Charged GBH chronology
| Leather, Bristles, Studs and Acne (1981) | City Baby Attacked by Rats (1982) | Leather, Bristles, No Survivors and Sick Boys... (1982) |

= City Baby Attacked by Rats =

City Baby Attacked by Rats is the debut album by the band Charged GBH. It was released in 1982 on Clay Records and was rereleased in 2002 by leading punk reissue label Captain Oi! with bonus tracks (A & B sides of singles "No Survivors" and "Sick Boy"). It is considered a landmark in the development of hardcore punk, especially the UK 82 scene. Recorded at Frank Skarth Recordings (FSR) in Birmingham, produced by Mike "Clay" Stone.
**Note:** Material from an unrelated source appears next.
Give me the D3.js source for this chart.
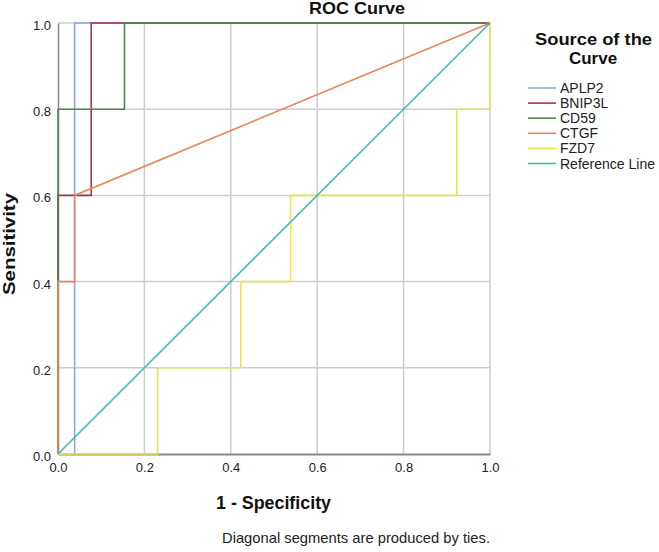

It contains a rerecording of earlier single "Sick Boy".

Professional ratings
Review scores
| Source | Rating |
| AllMusic | Star Half star |
| Record Mirror | Star |

==Track listing==
1. "Time Bomb" - 2:26
2. "Sick Boy" - 2:32
3. "Wardogs" - 1:29
4. "Slut" - 2:32
5. "Maniac" - 2:12
6. "Gunned Down" - 2:34
7. "I Am the Hunted" - 2:52
8. "City Baby Attacked by Rats" - 2:34
9. "Prayer of a Realist" - 2:29
10. "Passenger on the Menu" - 2:48
11. "Heavy Discipline" - 2:11
12. "Boston Babies" - 2:07
13. "Bellend Bop" - 5:08

===Captain Oi re-release bonus tracks===
1. - "No Survivors" - 2:35
2. "Self Destruct" - 2:01
3. "Big Women" - 2:17
4. "Am I Dead Yet?" - 2:31
5. "Slit Your Own Throat" - 2:07
6. "Sick Boy [Single Version]" - 2:34

==In popular culture==
- Metallica vocalist and guitarist James Hetfield revealed that the title of their song Spit Out the Bone was lifted from the lyrics of "Passenger on the Menu".